● **THE REQUEST**
Transcribe all of the material exactly, except for its pictures.

** BEGIN SUPPLIED DATA **

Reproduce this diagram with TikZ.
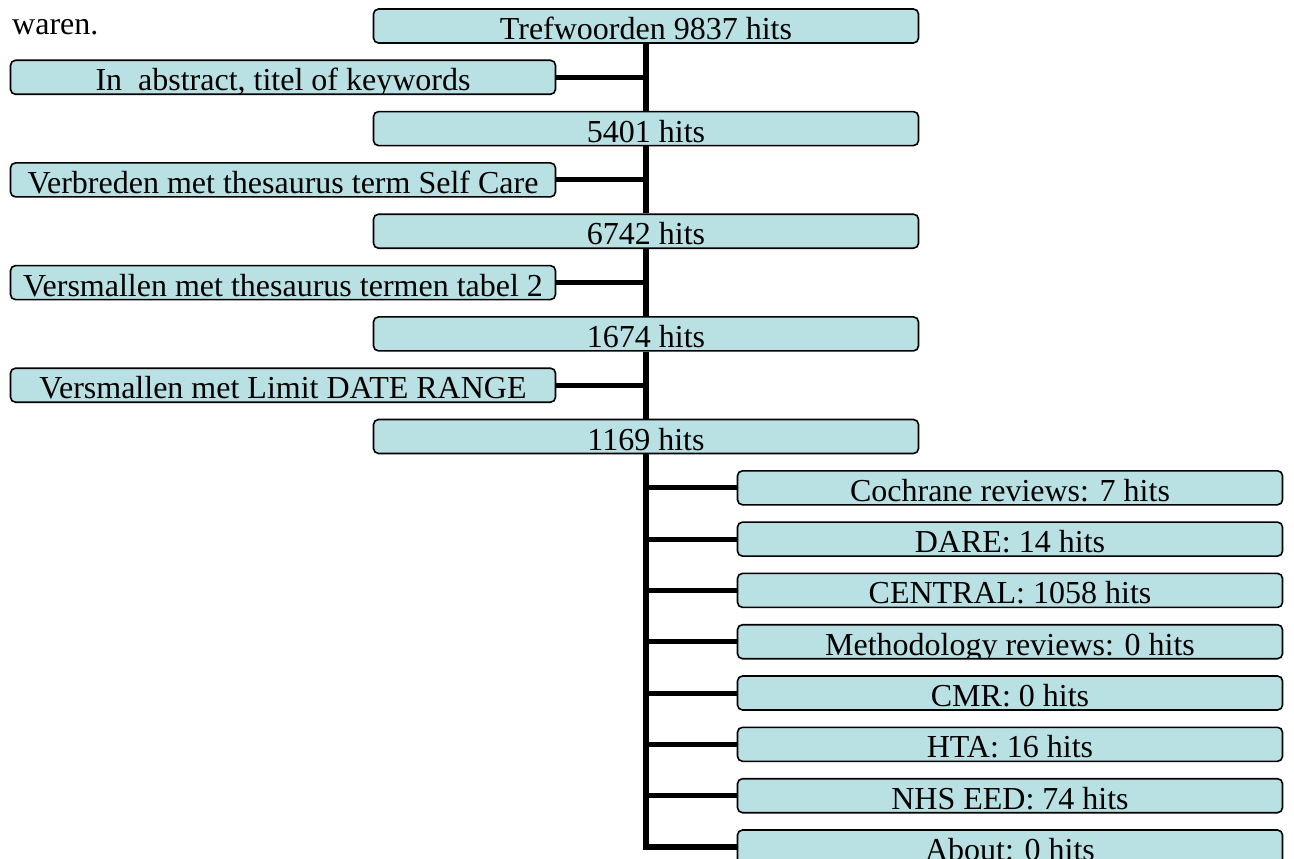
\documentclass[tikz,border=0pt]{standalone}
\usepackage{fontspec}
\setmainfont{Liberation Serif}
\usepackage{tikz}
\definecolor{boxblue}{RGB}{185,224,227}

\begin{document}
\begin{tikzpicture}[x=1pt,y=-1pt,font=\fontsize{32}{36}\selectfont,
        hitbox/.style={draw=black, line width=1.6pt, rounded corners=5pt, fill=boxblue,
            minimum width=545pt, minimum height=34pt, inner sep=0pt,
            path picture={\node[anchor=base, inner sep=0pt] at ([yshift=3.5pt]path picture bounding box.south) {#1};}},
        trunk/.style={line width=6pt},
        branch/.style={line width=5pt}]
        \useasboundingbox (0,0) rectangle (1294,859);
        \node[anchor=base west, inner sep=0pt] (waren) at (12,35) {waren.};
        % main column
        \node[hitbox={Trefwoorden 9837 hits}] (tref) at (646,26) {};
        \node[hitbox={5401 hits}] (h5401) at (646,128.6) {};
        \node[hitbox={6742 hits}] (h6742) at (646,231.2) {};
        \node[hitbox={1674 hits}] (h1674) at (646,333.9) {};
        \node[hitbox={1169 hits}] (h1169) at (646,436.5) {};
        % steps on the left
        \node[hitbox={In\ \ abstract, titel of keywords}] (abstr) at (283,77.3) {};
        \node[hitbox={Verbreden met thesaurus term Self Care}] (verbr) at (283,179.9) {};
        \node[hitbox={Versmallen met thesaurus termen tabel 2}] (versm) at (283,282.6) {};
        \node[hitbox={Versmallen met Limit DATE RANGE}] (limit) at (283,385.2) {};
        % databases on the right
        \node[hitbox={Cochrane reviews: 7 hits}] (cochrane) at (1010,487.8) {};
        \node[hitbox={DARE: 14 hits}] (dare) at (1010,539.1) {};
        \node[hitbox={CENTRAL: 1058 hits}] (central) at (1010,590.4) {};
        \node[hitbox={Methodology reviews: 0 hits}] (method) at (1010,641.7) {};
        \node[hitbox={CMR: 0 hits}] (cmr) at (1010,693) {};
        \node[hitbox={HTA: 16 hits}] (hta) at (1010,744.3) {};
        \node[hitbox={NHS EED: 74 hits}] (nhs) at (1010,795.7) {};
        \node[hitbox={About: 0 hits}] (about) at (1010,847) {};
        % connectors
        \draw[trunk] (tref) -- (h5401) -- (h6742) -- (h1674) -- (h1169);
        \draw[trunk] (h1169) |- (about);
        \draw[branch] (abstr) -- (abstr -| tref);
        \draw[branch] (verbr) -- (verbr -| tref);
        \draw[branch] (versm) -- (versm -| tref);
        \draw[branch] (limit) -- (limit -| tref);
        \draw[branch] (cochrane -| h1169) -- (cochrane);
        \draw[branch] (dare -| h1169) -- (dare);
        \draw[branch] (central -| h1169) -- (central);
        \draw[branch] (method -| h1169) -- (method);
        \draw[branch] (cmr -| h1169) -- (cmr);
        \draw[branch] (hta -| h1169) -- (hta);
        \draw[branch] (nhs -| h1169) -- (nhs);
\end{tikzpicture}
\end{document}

** END SUPPLIED DATA **

● **CORRECT OUTPUT**
Reproduce this diagram with TikZ.
\documentclass[tikz,border=0pt]{standalone}
\usepackage{fontspec}
\setmainfont{Liberation Serif}
\usepackage{tikz}
\definecolor{boxblue}{RGB}{185,224,227}

\begin{document}
\begin{tikzpicture}[x=1pt,y=-1pt,font=\fontsize{32}{36}\selectfont,
        hitbox/.style={draw=black, line width=1.6pt, rounded corners=5pt, fill=boxblue,
            minimum width=545pt, minimum height=34pt, inner sep=0pt,
            path picture={\node[anchor=base, inner sep=0pt] at ([yshift=3.5pt]path picture bounding box.south) {#1};}},
        trunk/.style={line width=6pt},
        branch/.style={line width=5pt}]
        \useasboundingbox (0,0) rectangle (1294,859);
        \node[anchor=base west, inner sep=0pt] (waren) at (12,35) {waren.};
        % main column
        \node[hitbox={Trefwoorden 9837 hits}] (tref) at (646,26) {};
        \node[hitbox={5401 hits}] (h5401) at (646,128.6) {};
        \node[hitbox={6742 hits}] (h6742) at (646,231.2) {};
        \node[hitbox={1674 hits}] (h1674) at (646,333.9) {};
        \node[hitbox={1169 hits}] (h1169) at (646,436.5) {};
        % steps on the left
        \node[hitbox={In\ \ abstract, titel of keywords}] (abstr) at (283,77.3) {};
        \node[hitbox={Verbreden met thesaurus term Self Care}] (verbr) at (283,179.9) {};
        \node[hitbox={Versmallen met thesaurus termen tabel 2}] (versm) at (283,282.6) {};
        \node[hitbox={Versmallen met Limit DATE RANGE}] (limit) at (283,385.2) {};
        % databases on the right
        \node[hitbox={Cochrane reviews: 7 hits}] (cochrane) at (1010,487.8) {};
        \node[hitbox={DARE: 14 hits}] (dare) at (1010,539.1) {};
        \node[hitbox={CENTRAL: 1058 hits}] (central) at (1010,590.4) {};
        \node[hitbox={Methodology reviews: 0 hits}] (method) at (1010,641.7) {};
        \node[hitbox={CMR: 0 hits}] (cmr) at (1010,693) {};
        \node[hitbox={HTA: 16 hits}] (hta) at (1010,744.3) {};
        \node[hitbox={NHS EED: 74 hits}] (nhs) at (1010,795.7) {};
        \node[hitbox={About: 0 hits}] (about) at (1010,847) {};
        % connectors
        \draw[trunk] (tref) -- (h5401) -- (h6742) -- (h1674) -- (h1169);
        \draw[trunk] (h1169) |- (about);
        \draw[branch] (abstr) -- (abstr -| tref);
        \draw[branch] (verbr) -- (verbr -| tref);
        \draw[branch] (versm) -- (versm -| tref);
        \draw[branch] (limit) -- (limit -| tref);
        \draw[branch] (cochrane -| h1169) -- (cochrane);
        \draw[branch] (dare -| h1169) -- (dare);
        \draw[branch] (central -| h1169) -- (central);
        \draw[branch] (method -| h1169) -- (method);
        \draw[branch] (cmr -| h1169) -- (cmr);
        \draw[branch] (hta -| h1169) -- (hta);
        \draw[branch] (nhs -| h1169) -- (nhs);
\end{tikzpicture}
\end{document}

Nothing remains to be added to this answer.